I just loved the portion where Vijay comes home after a meeting with De Silva where he comes to know about how De Silva’s entire family fell prey to spurious liquor on a Christmas day and how he has been waging a lone war against Teja ever since. As he is lost in these thoughts, Mala tries to talk to him about decorating their house. Vijay snaps and it is one of the most rewarding sequences about how disillusioned and frustrated he is at his current predicament. His words in a way gave a voice to many in the society who were actually in the same frame of mind. Soon Vijay is attacked by Teja’s men and nearly killed but Sher Khan saves him again (another sequence that is not particularly well done). After recovering, he goes all out against Teja and finally this time, he lands up with some substantial evidence against the man. During the final showdown, the fact finally dawns on him that Teja was the one who killed his parents in the first place.

The climax is a tad bit too dramatic and there are some editing issues here and there but that can all be forgiven because of the sheer satisfaction it brings to see the villain bite the dust after spending almost the whole film having an upper hand on the protagonist. This finale in a way also points to the very thought and belief that no matter how insurmountable an evil may feel, the good always triumphs in the end if that good is willing to fight.
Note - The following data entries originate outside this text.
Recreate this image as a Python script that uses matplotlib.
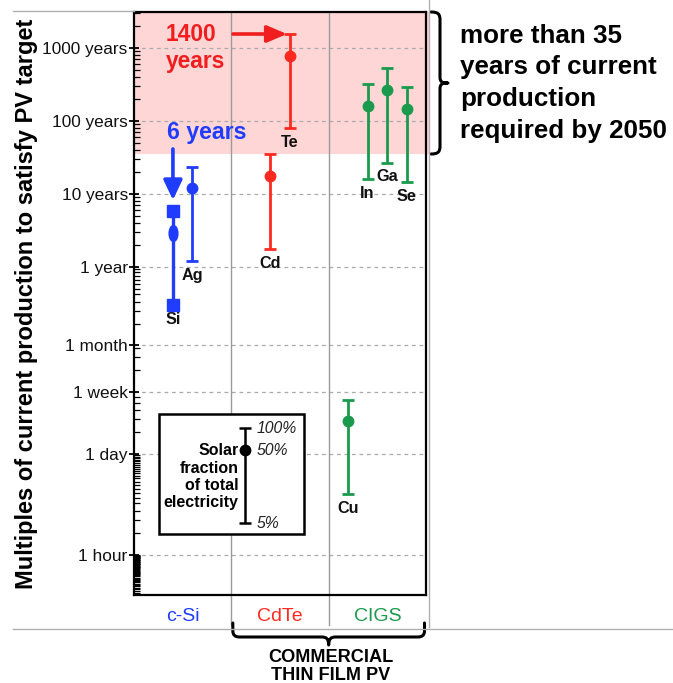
import numpy as np
import matplotlib
matplotlib.use("Agg")
import matplotlib.pyplot as plt
import matplotlib.ticker as mticker
import matplotlib.transforms as mtransforms
from matplotlib.path import Path
from matplotlib.patches import PathPatch, Rectangle
from matplotlib.lines import Line2D

plt.rcParams['font.family'] = ['Liberation Sans', 'DejaVu Sans']

# time units expressed in years
MONTH = 1 / 12
WEEK = 7 / 365.25
DAY = 1 / 365.25
HOUR = 1 / 8766

groups = ['c-Si', 'CdTe', 'CIGS']
group_colors = ['#1f3cff', '#ff2a1f', '#1a9a4c']

elements = ['Si', 'Ag', 'Cd', 'Te', 'Cu', 'In', 'Ga', 'Se']
element_x = [0.40, 0.60, 1.40, 1.60, 2.20, 2.40, 2.60, 2.80]
element_group = [0, 0, 1, 1, 2, 2, 2, 2]
low = [0.296, 1.2, 1.73, 78.7, 0.000769, 15.7, 26.6, 14.6]    # 5% solar fraction
mid = [2.92, 11.9, 17.5, 769, 0.00769, 159, 263, 145]         # 50%
high = [5.85, 23.4, 34.7, 1541, 0.01507, 318, 527, 287]       # 100%

threshold = 35
ylims = (3.18e-5, 3085)

major_ticks = [1000, 100, 10, 1, MONTH, WEEK, DAY, HOUR]
major_labels = ['1000 years', '100 years', '10 years', '1 year',
                '1 month', '1 week', '1 day', '1 hour']

key_fracs = [1.0, 0.5, 0.05]
key_labels = ['100%', '50%', '5%']
key_x = 1.14
key_top = 0.0061

W, H = 673, 683
fig = plt.figure(figsize=(W / 100, H / 100), dpi=100)
ax = fig.add_axes([134 / W, 1 - 595 / H, 292 / W, 583 / H])
# helper: pixel coords measured from top-left of the figure
pxt = mtransforms.Affine2D().scale(1 / W, -1 / H).translate(0, 1) + fig.transFigure

ax.set_yscale('log')
ax.set_ylim(*ylims)
ax.set_xlim(0, 3)
ax.set_axisbelow(True)

# shaded region: more than 35 years
span = ax.axhspan(threshold, ylims[1], xmin=0, xmax=1.012, color='#ffd6d6', lw=0, zorder=0)
span.set_clip_on(False)

# y ticks
ax.yaxis.set_major_locator(mticker.FixedLocator(major_ticks))
ax.yaxis.set_major_formatter(mticker.FixedFormatter(major_labels))
minor = []
minor += [m * 10 ** k for k in range(0, 3) for m in range(2, 10)] + [2000, 3000]
minor += [m * MONTH for m in range(2, 12)]
minor += [w * WEEK for w in range(2, 5)]
minor += [d * DAY for d in range(2, 7)]
minor += [h * HOUR for h in range(2, 24)]
minor += [m * HOUR / 60 for m in range(17, 60)]
ax.yaxis.set_minor_locator(mticker.FixedLocator(minor))
ax.yaxis.set_minor_formatter(mticker.NullFormatter())
ax.tick_params(axis='y', which='major', direction='inout', length=7, width=1.3,
               labelsize=12.4, pad=1, labelcolor='#111111')
ax.tick_params(axis='y', which='minor', direction='in', length=4, width=0.9)
ax.grid(axis='y', which='major', color='#aaaaaa', lw=0.9, linestyle=(0, (3, 3)))

# x categories
ax.set_xticks([0.5, 1.5, 2.5])
ax.set_xticklabels(groups, fontsize=14)
for lab, c in zip(ax.get_xticklabels(), group_colors):
    lab.set_color(c)
ax.tick_params(axis='x', length=0, pad=9.5)

for s in ax.spines.values():
    s.set_linewidth(1.6)

# column separators
for xs in [1, 2]:
    ax.add_line(Line2D([xs, xs], [-0.052, 1], transform=ax.get_xaxis_transform(),
                       color='#9a9a9a', lw=1, clip_on=False, zorder=1))

# element ranges
ellipse = mtransforms.Affine2D().scale(0.55, 1.0).transform_path(Path.unit_circle())
for name, x, g, lo, m, hi in zip(elements, element_x, element_group, low, mid, high):
    c = group_colors[g]
    if name == 'Si':
        ax.plot([x, x], [lo, hi], color=c, lw=2.4, zorder=3)
        ax.plot([x, x], [lo, hi], 's', color=c, ms=8.5, zorder=4)
        ax.plot([x], [m], marker=ellipse, color=c, ms=11.5, lw=0, zorder=4)
    else:
        ax.errorbar([x], [m], yerr=[[m - lo], [hi - m]], fmt='o', color=c, ms=7.5,
                    elinewidth=2, capsize=4.5, capthick=2, zorder=3)
    ax.annotate(name, (x, lo), xytext=(0, -10.3), textcoords='offset points',
                ha='center', va='center', fontsize=11.7, fontweight='bold', color='#111111')

# callouts
ax.text(0.325, 1000, '1400\nyears', color='#f01e1e', fontsize=16.4, fontweight='bold',
        ha='left', va='center', linespacing=1.24)
ax.annotate('', xy=(1.572, high[3]), xytext=(1.017, high[3]),
            arrowprops=dict(arrowstyle='-|>,head_length=0.4,head_width=0.17',
                            mutation_scale=30, lw=2.6, color='#f01e1e',
                            shrinkA=0, shrinkB=0))
ax.text(0.335, 68, '6 years', color='#1f3cff', fontsize=16.7, fontweight='bold',
        ha='left', va='center')
ax.annotate('', xy=(element_x[0], 8.2), xytext=(element_x[0], 41),
            arrowprops=dict(arrowstyle='-|>,head_length=0.4,head_width=0.19',
                            mutation_scale=30, lw=2.6, color='#1f3cff',
                            shrinkA=0, shrinkB=0))

# key box
ax.add_patch(Rectangle((0.0856, 0.1046), 0.4966, 0.2059, transform=ax.transAxes,
                       facecolor='white', edgecolor='black', lw=1.8, zorder=5))
kv = [key_top * f for f in key_fracs]
ax.errorbar([key_x], [kv[1]], yerr=[[kv[1] - kv[2]], [kv[0] - kv[1]]], fmt='o',
            color='black', ms=7.5, elinewidth=1.8, capsize=4.5, capthick=1.8, zorder=6)
for v, t in zip(kv, key_labels):
    ax.annotate(t, (key_x, v), xytext=(8.5, 0), textcoords='offset points', ha='left',
                va='center', fontsize=11.3, fontstyle='italic', color='#222222', zorder=6)
ax.annotate('Solar\nfraction\nof total\nelectricity', (key_x, kv[1]), xytext=(-4.5, 5),
            textcoords='offset points', ha='right', va='top', fontsize=11.5,
            fontweight='bold', linespacing=1.18, zorder=6)

# y label and right-hand note
fig.text(27 / W, 1 - 304 / H, 'Multiples of current production to satisfy PV target',
         rotation=90, ha='center', va='center', fontsize=17, fontweight='bold')
fig.text(460 / W, 1 - 83.3 / H, 'more than 35\nyears of current\nproduction\nrequired by 2050',
         ha='left', va='center', fontsize=18.7, fontweight='bold', linespacing=1.41)
fig.text(330.5 / W, 1 - 666.5 / H, 'COMMERCIAL\nTHIN FILM PV', ha='center', va='center',
         fontsize=13.1, fontweight='bold', linespacing=1.1)

# table lines
for xs, ys in [([13, 673], [629.3, 629.3]), ([13, 134], [11, 11]), ([428.5, 428.5], [0, 627])]:
    fig.add_artist(Line2D(xs, ys, transform=pxt, color='#b0b0b0', lw=1))

# braces, positioned from the axes
fig.canvas.draw()
def to_px(x, y):
    dx, dy = ax.transData.transform((x, y))
    return dx, H - dy

_, y_top = to_px(0, ylims[1])
_, y_thr = to_px(0, threshold)
ym = (y_top + y_thr) / 2
x0, x1, xt = 431, 440, 448
verts = [(x0, y_top), (x1 - 2, y_top), (x1, y_top + 2), (x1, y_top + 8),
         (x1, ym - 6), (x1, ym - 1), (x1 + 2, ym), (xt, ym),
         (x1 + 2, ym), (x1, ym + 1), (x1, ym + 6),
         (x1, y_thr - 8), (x1, y_thr - 2), (x1 - 2, y_thr), (x0, y_thr)]
codes = [Path.MOVETO, Path.CURVE4, Path.CURVE4, Path.CURVE4,
         Path.LINETO, Path.CURVE4, Path.CURVE4, Path.CURVE4,
         Path.CURVE4, Path.CURVE4, Path.CURVE4,
         Path.LINETO, Path.CURVE4, Path.CURVE4, Path.CURVE4]
fig.add_artist(PathPatch(Path(verts, codes), transform=pxt, fill=False, lw=2.2,
                         edgecolor='black', capstyle='round', joinstyle='round'))

bl, _ = to_px(1, 1)
br, _ = to_px(3, 1)
bm = (bl + br) / 2
yb0, yb1, ytip = 623, 637, 645
verts = [(bl + 1.5, yb0), (bl + 1.5, yb1 - 6), (bl + 1.5, yb1), (bl + 8, yb1),
         (bm - 7, yb1), (bm - 2, yb1), (bm, yb1 + 2), (bm, ytip),
         (bm, yb1 + 2), (bm + 2, yb1), (bm + 7, yb1),
         (br - 8, yb1), (br - 1.5, yb1), (br - 1.5, yb1 - 6), (br - 1.5, yb0)]
codes = [Path.MOVETO, Path.LINETO, Path.CURVE3, Path.CURVE3,
         Path.LINETO, Path.CURVE4, Path.CURVE4, Path.CURVE4,
         Path.CURVE4, Path.CURVE4, Path.CURVE4,
         Path.LINETO, Path.CURVE3, Path.CURVE3, Path.LINETO]
fig.add_artist(PathPatch(Path(verts, codes), transform=pxt, fill=False, lw=2.2,
                         edgecolor='black', capstyle='round', joinstyle='round'))

fig.savefig('out.png', dpi=100)
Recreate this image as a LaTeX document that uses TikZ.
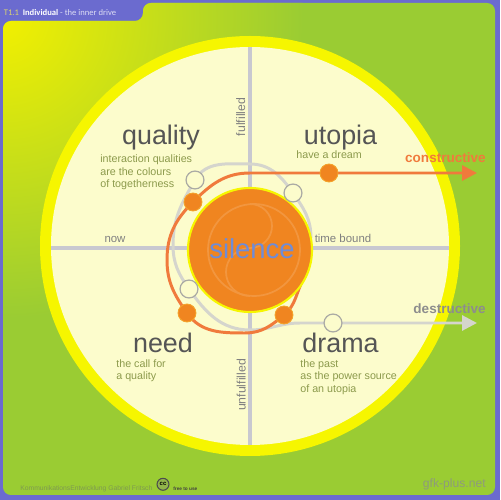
\documentclass[tikz,border=0pt]{standalone}
\usepackage{fontspec}
\setmainfont{Liberation Sans}
\newfontfamily\tabfont{Carlito}
\usetikzlibrary{arrows.meta}

\definecolor{bgpurple}{HTML}{6B6BCF}
\definecolor{leafgreen}{HTML}{9ACC33}
\definecolor{sunyellow}{HTML}{F2F000}
\definecolor{ringyellow}{HTML}{F6F600}
\definecolor{creamfill}{HTML}{FCFCCC}
\definecolor{axisgray}{HTML}{C8C8D0}
\definecolor{coreorange}{HTML}{F08520}
\definecolor{driveorange}{HTML}{F07A3C}
\definecolor{fadegray}{HTML}{D5D5CD}
\definecolor{headgray}{HTML}{555555}
\definecolor{olivetext}{HTML}{8C9A4C}
\definecolor{labelgray}{HTML}{808080}
\definecolor{skyblue}{HTML}{6E8CD8}
\definecolor{footgreen}{HTML}{7E9A50}
\definecolor{netgray}{HTML}{8E9A7C}
\definecolor{tabyellow}{HTML}{DDD470}
\definecolor{tablight}{HTML}{DCDCF4}

\tikzset{
  heading/.style={font=\fontsize{15.3}{17}\selectfont, text=headgray, inner sep=0pt, anchor=base},
  subtext/.style={font=\fontsize{6.1}{7}\selectfont, text=olivetext, inner sep=0pt, align=left, anchor=north west},
  axislabel/.style={font=\fontsize{6.5}{8}\selectfont, text=labelgray, inner sep=0pt, anchor=base},
  odot/.style={circle, fill=coreorange, draw=driveorange!70!yellow, line width=0.5pt, minimum size=10.2pt, inner sep=0pt},
  wdot/.style={circle, fill=creamfill, draw=fadegray!80!black, line width=0.7pt, minimum size=10.2pt, inner sep=0pt},
  axisline/.style={axisgray, line width=1.9pt},
  drivepath/.style={driveorange, line width=1.7pt, <-},
  fadepath/.style={fadegray, line width=1.7pt, <-},
  swirl/.style={coreorange!86!white, line width=1pt},
}

\begin{document}
\begin{tikzpicture}[x=0.02cm,y=0.02cm,>={Triangle[length=8.5pt,width=8.5pt]}]
  \useasboundingbox (0,0) rectangle (500,500);
  \fill[bgpurple] (0,0) rectangle (500,500);
  \begin{scope}
    \clip[rounded corners=4.5pt] (3,5) -- (3,479) -- (143,479) -- (143,497) -- (495,497) -- (495,5) -- cycle;
    \fill[leafgreen] (0,0) rectangle (500,500);
    \shade[inner color=sunyellow, outer color=leafgreen] (3,482) circle (300);
  \end{scope}
  \node[font=\tabfont\fontsize{4.9}{6}\selectfont, anchor=base west, inner sep=0pt] (title) at (3.5,484.3)
    {\textcolor{tabyellow}{T1.1}\hspace{2.2pt}\textcolor{white}{\bfseries Individual} \textcolor{tablight}{- the inner drive}};

  \fill[ringyellow] (250,254) circle (210);
  \fill[creamfill] (250,254) circle (199);
  \draw[axisline] (250,55) -- (250,453);
  \draw[axisline] (51,252) -- (449,252);

  \draw[fadepath] (477,177) -- (300,177) to[out=180,in=0] (250,170) to[out=180,in=-55] (189,211)
    to[out=125,in=270] (173,255) to[out=90,in=240] (195,320) to[out=60,in=180] (250,336)
    to[out=0,in=125] (293,307) to[out=-55,in=90] (311,262);
  \draw[drivepath] (477,327) -- (250,327) to[out=180,in=45] (193,298) to[out=225,in=90] (167,240)
    to[out=270,in=125] (187,187) to[out=-55,in=180] (245,167) to[out=0,in=220] (284,185)
    to[out=40,in=240] (304,222);

  \filldraw[fill=coreorange, draw=ringyellow, line width=1.2pt] (250,250) circle (62);
  \draw[swirl] (254,250) circle (46);
  \draw[swirl] (250,296) arc[start angle=90, end angle=-90, radius=22] arc[start angle=90, end angle=270, radius=24];
  \node[font=\fontsize{15.6}{18}\selectfont, text=skyblue, anchor=base, inner sep=0pt] (silence) at (252,241.7) {silence};

  \node[wdot] (w1) at (195,320) {};
  \node[wdot] (w2) at (293,307) {};
  \node[wdot] (w3) at (189,211) {};
  \node[wdot] (w4) at (333,177) {};
  \node[odot] (o1) at (193,298) {};
  \node[odot] (o2) at (187,187) {};
  \node[odot] (o3) at (284,185) {};
  \node[odot] (o4) at (329,327) {};

  \node[heading] (quality) at (161,355.5) {quality};
  \node[heading] (utopia) at (340.5,355.5) {utopia};
  \node[heading] (need) at (163,147) {need};
  \node[heading] (drama) at (340.5,147) {drama};
  \node[subtext] (qualitytext) at (100,345.3) {interaction qualities\\are the colours\\of togetherness};
  \node[subtext] (utopiatext) at (296,349.2) {have a dream};
  \node[subtext] (needtext) at (116,140.7) {the call for\\a quality};
  \node[subtext] (dramatext) at (300,140.7) {the past\\as the power source\\of an utopia};

  \node[font=\bfseries\fontsize{7.7}{9}\selectfont, text=driveorange, anchor=base east, inner sep=0pt] (constructive) at (486,337.7) {constructive};
  \node[font=\bfseries\fontsize{7.7}{9}\selectfont, text=labelgray!90, anchor=base east, inner sep=0pt] (destructive) at (486,186.7) {destructive};

  \node[axislabel] (now) at (115,257) {now};
  \node[axislabel] (timebound) at (343,257) {time bound};
  \node[axislabel, font=\fontsize{7}{8}\selectfont, rotate=90] (fulfilled) at (245,383) {fulfilled};
  \node[axislabel, font=\fontsize{7}{8}\selectfont, rotate=90] (unfulfilled) at (245.5,115) {unfulfilled};

  \node[font=\fontsize{3.85}{5}\selectfont, text=footgreen, anchor=base west, inner sep=0pt] (credit) at (20,9.3) {KommunikationsEntwicklung Gabriel Fritsch};
  \node[circle, draw=black!70, fill=leafgreen!70!gray, line width=0.6pt, minimum size=6.8pt, inner sep=0pt, font=\bfseries\fontsize{3.4}{4}\selectfont] (cc) at (163,15.7) {cc};
  \node[font=\bfseries\fontsize{2.7}{3}\selectfont, text=black!75, anchor=base west, inner sep=0pt] (free) at (173,10) {free to use};
  \node[font=\fontsize{6.9}{8}\selectfont, text=netgray, anchor=base east, inner sep=0pt] (site) at (486,12.7) {gfk-plus.net};
\end{tikzpicture}
\end{document}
This review wouldn’t be complete without a word or two about Pran. With his red hair and equally noticeable sherwani and an interesting rendering of the khan-dialect with words like “khabis ka baccha” and “Vijay Khan” thrown in every now and then, Sher Khan is a character who is easy to love and like. He is the prototype of the loyal friend who starts off as an enemy but is beguiled by the protagonist’s goodness and becomes his ally for life. This mantra has been used innumerable times in Bollywood but seldom was able to achieve kind of success that Pran’s character is able to extract here. The reason is Pran’s wonderful act for which he deserves every bit of appreciation.

Ajit’s Teja became immortal for his “Mona darling”, “Sona” and a breezy but calmly evil attitude. He enacted a similar part in many other films but never with the kind of success that he is able to garner here. Even other antagonists took leaves out of his sublime act and interpreted it in their own manners. It is difficult not to like his act even though he is detestable. Java Bachchan’s character goes through a strange arc in this film. From a self-sufficient and free individual, she metamorphs into a clingy la housewife character that is happy to shy away from every atrocity and horror in the world as long as she has beautiful and flowy curtains on her windows and her man by her side. For writers like Salim-Javed who wrote some of the most progressive women every written in Bollywood (Shanti-Trishul (1978), Anita- Deewaar (1975)), this was a far cry.

Overall, Zanjeer is a potpourri of every ingredient that makes Hindi films irresistible to the viewers. It has high drama, it has songs, it has camaraderie, it has a larger than life antagonist and it has a David vs Goliath scenario that works really well. Add to that a new discovery in the form of the angry-young-man attitude and you have a film that is a classic for all the right reasons.